Since I'm fairly affectionate, I bent down to give her a chaste good-night kiss -- and, at that, she attacked me. (Well, not really -- she started planting kisses all over me.) Realizing that this evening wasn't about to end, we went into my place and later to hers, another very long walk. To make a long story short, I didn't get home until 3 a.m. the next day.

Without realizing it, in Nancy I had found a woman who not only was completely smitten with me but, in the process, allowed me to experience the "feminine essence" in a way I never had before -- almost all of my previous relationships with women, even those I had "dated," had been platonic. She in fact was willing to sleep with me, but I told her from the outset that wasn't going to happen (and she respects me to this day for that stance). Anyway, over the next three or four months I grew to want to see her as much as she wanted to be with me and it mattered not at all that neither of us had any money, only that we were together.

So what's the point? Well, lately I've been mulling over the idea that I should have a similar relationship with God.

And that in one sense that offends my sensibilities. I grew up in a very strong church which gave me excellent theology. I can quote Scripture as well as anyone. I can tell you the moment, almost to the hour, when I said my version of the "Sinner's Prayer" just before graduating from high school. I have never been involved in immoral behavior, including drugs and sex. Not only wouldn't I dream of missing church, I have always been very active in whatever assembly I've belonged to.
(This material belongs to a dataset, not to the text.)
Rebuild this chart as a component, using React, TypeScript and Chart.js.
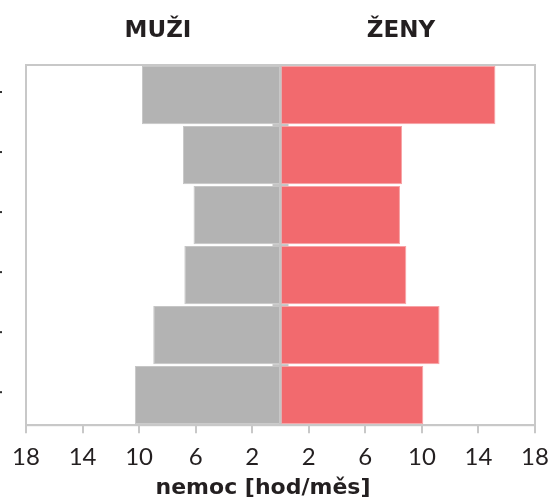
import React, { useEffect, useRef } from "react";
import { Chart, registerables } from "chart.js";

Chart.register(...registerables);

const categories = ["1", "2", "3", "4", "5", "6"];
const menValues = [9.8, 6.9, 6.15, 6.8, 9.0, 10.3];
const womenValues = [15.2, 8.6, 8.45, 8.9, 11.25, 10.1];
const xTicks = [-18, -14, -10, -6, -2, 2, 6, 10, 14, 18];
const leftTitle = "MUŽI";
const rightTitle = "ŽENY";
const axisTitle = "nemoc [hod/měs]";

const FRAME = "#c8c8c8";
const FONT = "Lato, 'Open Sans', sans-serif";
const BOLD_FONT = "'DejaVu Sans', sans-serif";

const decorPlugin = {
  id: "decor",
  afterDatasetsDraw(chart: any) {
    const { ctx, chartArea, scales } = chart;
    const x = scales.x;
    const y = scales.y;
    const zero = x.getPixelForValue(0);
    ctx.save();
    ctx.strokeStyle = "#c4c4c4";
    ctx.lineWidth = 2;
    ctx.beginPath();
    ctx.moveTo(zero, chartArea.top);
    ctx.lineTo(zero, chartArea.bottom);
    ctx.stroke();
    for (let i = 1; i < categories.length; i++) {
      const yb = (y.getPixelForValue(i - 1) + y.getPixelForValue(i)) / 2;
      ctx.beginPath();
      ctx.moveTo(zero - 8, yb);
      ctx.lineTo(zero + 8, yb);
      ctx.stroke();
    }
    ctx.strokeStyle = FRAME;
    ctx.lineWidth = 2;
    ctx.strokeRect(chartArea.left, chartArea.top, chartArea.right - chartArea.left, chartArea.bottom - chartArea.top);
    ctx.fillStyle = "#333";
    for (let i = 0; i < categories.length; i++) {
      const yc = y.getPixelForValue(i);
      ctx.fillRect(0, yc - 4, 2, 2);
    }
    ctx.fillStyle = "#231f20";
    ctx.font = "bold 23px " + BOLD_FONT;
    ctx.textAlign = "center";
    ctx.textBaseline = "alphabetic";
    ctx.fillText(leftTitle, 158, 37);
    ctx.fillText(rightTitle, 401, 37);
    ctx.font = "bold 22px " + BOLD_FONT;
    ctx.fillText(axisTitle, 263, 494);
    ctx.restore();
  },
};

export default function App() {
  const ref = useRef<HTMLCanvasElement | null>(null);
  useEffect(() => {
    if (!ref.current) return;
    const chart = new Chart(ref.current, {
      type: "bar",
      data: {
        labels: categories,
        datasets: [
          {
            label: leftTitle,
            data: menValues.map((v) => -v),
            backgroundColor: "#b3b3b3",
            borderColor: "#c6c6c6",
            borderWidth: 1,
            borderSkipped: false,
            barPercentage: 0.97,
            categoryPercentage: 1,
          },
          {
            label: rightTitle,
            data: womenValues,
            backgroundColor: "#f26a6e",
            borderColor: "#f7a3a6",
            borderWidth: 1,
            borderSkipped: false,
            barPercentage: 0.97,
            categoryPercentage: 1,
          },
        ],
      },
      options: {
        indexAxis: "y",
        responsive: false,
        animation: false,
        layout: { padding: { left: 26, right: 15, top: 65, bottom: 15 } },
        plugins: {
          legend: { display: false },
          tooltip: { enabled: false },
          title: { display: false },
        },
        scales: {
          x: {
            type: "linear",
            min: -18,
            max: 18,
            stacked: true,
            afterBuildTicks: (axis: any) => {
              axis.ticks = xTicks.map((v) => ({ value: v }));
            },
            afterFit: (axis: any) => {
              axis.paddingLeft = 0;
              axis.paddingRight = 0;
            },
            ticks: {
              callback: (v: any) => String(Math.abs(Number(v))),
              font: { family: FONT, size: 24, weight: "normal" },
              color: "#231f20",
              padding: 10,
              maxRotation: 0,
              autoSkip: false,
            },
            grid: {
              drawOnChartArea: false,
              drawTicks: true,
              tickLength: 8,
              color: FRAME,
              lineWidth: 2,
            },
            border: { display: true, color: FRAME, width: 2 },
          },
          y: {
            type: "category",
            stacked: true,
            display: false,
          },
        },
      },
      plugins: [decorPlugin],
    } as any);
    return () => chart.destroy();
  }, []);
  return (
    <div style={{ position: "absolute", left: 0, top: 0, width: 550, height: 497, background: "#fff" }}>
      <canvas ref={ref} width={550} height={497} />
    </div>
  );
}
I've been known to play the role of "prophet," speaking truth even when unpopular. I even lead a prayer meeting at work.

And yet, if I'm honest, I know that, despite all that religious activity, at times something's missing. Recently, a friend who located me on Facebook last year sent me an e-mail saying, in essence, "Do you realize how much God loves you?"

Perhaps not. Because due to my history and despite my background and lifestyle, relational intimacy isn't something I've experienced much. In the book "What's So Amazing About Grace?", Philip Yancey mentioned that romantic love is the closest thing to grace that most people experience on a human level. And perhaps that's where the "romance," the mystery combined with the intoxication, applies.

Maybe that's the real reason God brought Nancy into my life for that short amount of time -- to experience that kind of desire combined with warmth. So how will it apply to my life in Christ? Check back with me later.